WHAT IS BEING ASKED: Repeat the material exactly from its first line to the line that includes "pf_range = (30, 100)". Skip pictures.
** BEGIN DATASET SECTION **
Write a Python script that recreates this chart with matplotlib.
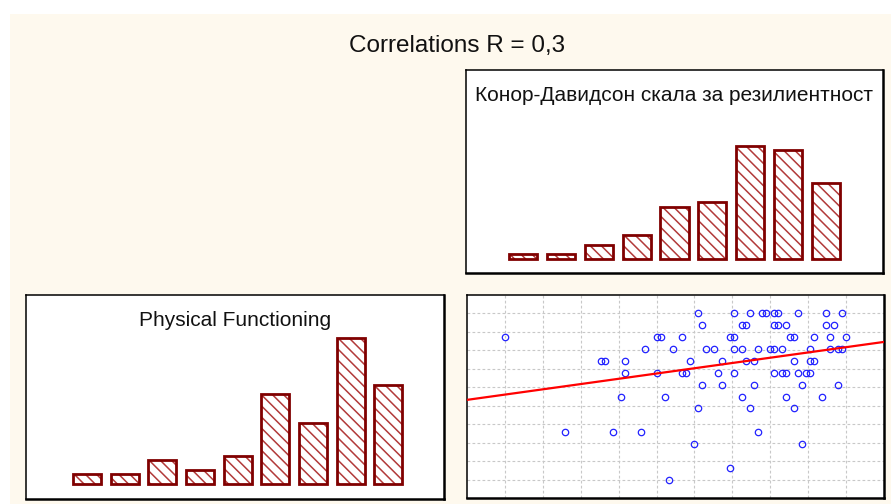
import matplotlib
matplotlib.use('Agg')
import matplotlib.pyplot as plt
import numpy as np
from matplotlib.patches import Rectangle

plt.rcParams['font.family'] = ['Liberation Sans', 'DejaVu Sans']
plt.rcParams['hatch.linewidth'] = 1.1

# histogram counts (9 bins between min and max of each scale)
cd_counts = [1, 1, 3, 5, 11, 12, 24, 23, 16]
pf_counts = [2, 2, 5, 3, 6, 19, 13, 31, 21]
cd_range = (15, 100)
pf_range = (30, 100)

# scatter: CD-RISC scores grouped by their Physical Functioning value
pf_levels = [100, 95, 90, 85, 80, 75, 70, 65, 60, 50, 45, 35, 30]
cd_by_level = [
    [63, 72, 76, 79, 80, 82, 83, 88, 95, 99],
    [64, 74, 75, 82, 83, 85, 95, 97],
    [15, 53, 54, 59, 71, 72, 86, 87, 92, 96, 100],
    [50, 57, 65, 67, 72, 74, 78, 81, 82, 84, 91, 96, 98, 99],
    [39, 40, 45, 61, 69, 75, 77, 87, 91, 92],
    [45, 53, 59, 60, 68, 72, 82, 84, 85, 88, 90, 91],
    [64, 69, 77, 89, 98],
    [44, 55, 74, 85, 94],
    [63, 76, 87],
    [30, 42, 49, 78],
    [62, 89],
    [71],
    [56],
]

title = 'Correlations R = 0,3'
cd_title = 'Конор-Давидсон скала за резилиентност'
pf_title = 'Physical Functioning'

W, H = 891, 504
BAR_EDGE = '#800000'
HATCH_COL = '#b23a3a'
CREAM = '#fef9ee'


def px_axes(fig, left, top, right, bottom):
    return fig.add_axes([left / W, 1 - bottom / H, (right - left) / W, (bottom - top) / H])


def frame(ax):
    ax.set_xticks([])
    ax.set_yticks([])
    ax.set_facecolor('white')
    for side, sp in ax.spines.items():
        sp.set_color('black')
        sp.set_linewidth(1.8 if side in ('right', 'bottom') else 1.1)


def hist_panel(ax, counts, lo, hi, pad_left, pad_right):
    bw = (hi - lo) / len(counts)
    centers = [lo + (i + 0.5) * bw for i in range(len(counts))]
    ax.bar(centers, counts, width=0.74 * bw, color='white', edgecolor=HATCH_COL,
           hatch='\\\\\\', linewidth=0)
    ax.bar(centers, counts, width=0.74 * bw, fill=False, edgecolor=BAR_EDGE, linewidth=2.0)
    ax.set_xlim(lo - pad_left * bw, hi + pad_right * bw)
    frame(ax)


fig = plt.figure(figsize=(W / 100, H / 100), dpi=100)
fig.patch.set_facecolor('white')
fig.add_artist(Rectangle((10 / W, 0), 1, 1 - 14 / H, transform=fig.transFigure,
                         facecolor=CREAM, edgecolor='none', zorder=-10))

fig.text(457 / W, 1 - 51.7 / H, title, ha='center', va='baseline', fontsize=17.5,
         color='#111111')

# CD-RISC histogram (top right)
ax_top = px_axes(fig, 466, 70, 883, 273)
hist_panel(ax_top, cd_counts, *cd_range, 1.0, 1.0)
ax_top.set_ylim(-3, 40)
ax_top.text(0.5, 1 - 30.7 / 203, cd_title, transform=ax_top.transAxes,
            ha='center', va='baseline', fontsize=15, color='#111111')

# Physical Functioning histogram (bottom left)
ax_left = px_axes(fig, 26, 295, 444, 499)
hist_panel(ax_left, pf_counts, *pf_range, 1.12, 0.98)
ax_left.set_ylim(-3.2, 40)
ax_left.text(0.5, 1 - 31 / 204, pf_title, transform=ax_left.transAxes,
             ha='center', va='baseline', fontsize=15, color='#111111')

# scatter with linear fit (bottom right)
cd = np.array([x for row in cd_by_level for x in row])
pf = np.array([lvl for lvl, row in zip(pf_levels, cd_by_level) for _ in row])

ax_sc = px_axes(fig, 467, 295, 884, 498)
bwx = (cd_range[1] - cd_range[0]) / 9
bwy = (pf_range[1] - pf_range[0]) / 9
ax_sc.set_xlim(cd_range[0] - bwx, cd_range[1] + bwx)
ax_sc.set_ylim(pf_range[0] - bwy, pf_range[1] + bwy)
for k in range(10):
    ax_sc.axvline(cd_range[0] + k * bwx, color='#c8c8c8', lw=0.8, ls=(0, (2.5, 2)), zorder=0)
    ax_sc.axhline(pf_range[0] + k * bwy, color='#c8c8c8', lw=0.8, ls=(0, (2.5, 2)), zorder=0)

ax_sc.plot(cd, pf, 'o', ls='none', ms=4.6, mfc='none', mec='#2222ff', mew=0.9, zorder=2)

slope, intercept = np.polyfit(cd, pf, 1)
xs = np.array(ax_sc.get_xlim())
ax_sc.plot(xs, intercept + slope * xs, color='#ff0000', lw=1.6, zorder=3)
ax_sc.set_xlim(xs)
frame(ax_sc)

fig.savefig('out.png', dpi=100)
** END DATASET SECTION **
COMPLETED EXERCISE:
Write a Python script that recreates this chart with matplotlib.
import matplotlib
matplotlib.use('Agg')
import matplotlib.pyplot as plt
import numpy as np
from matplotlib.patches import Rectangle

plt.rcParams['font.family'] = ['Liberation Sans', 'DejaVu Sans']
plt.rcParams['hatch.linewidth'] = 1.1

# histogram counts (9 bins between min and max of each scale)
cd_counts = [1, 1, 3, 5, 11, 12, 24, 23, 16]
pf_counts = [2, 2, 5, 3, 6, 19, 13, 31, 21]
cd_range = (15, 100)
pf_range = (30, 100)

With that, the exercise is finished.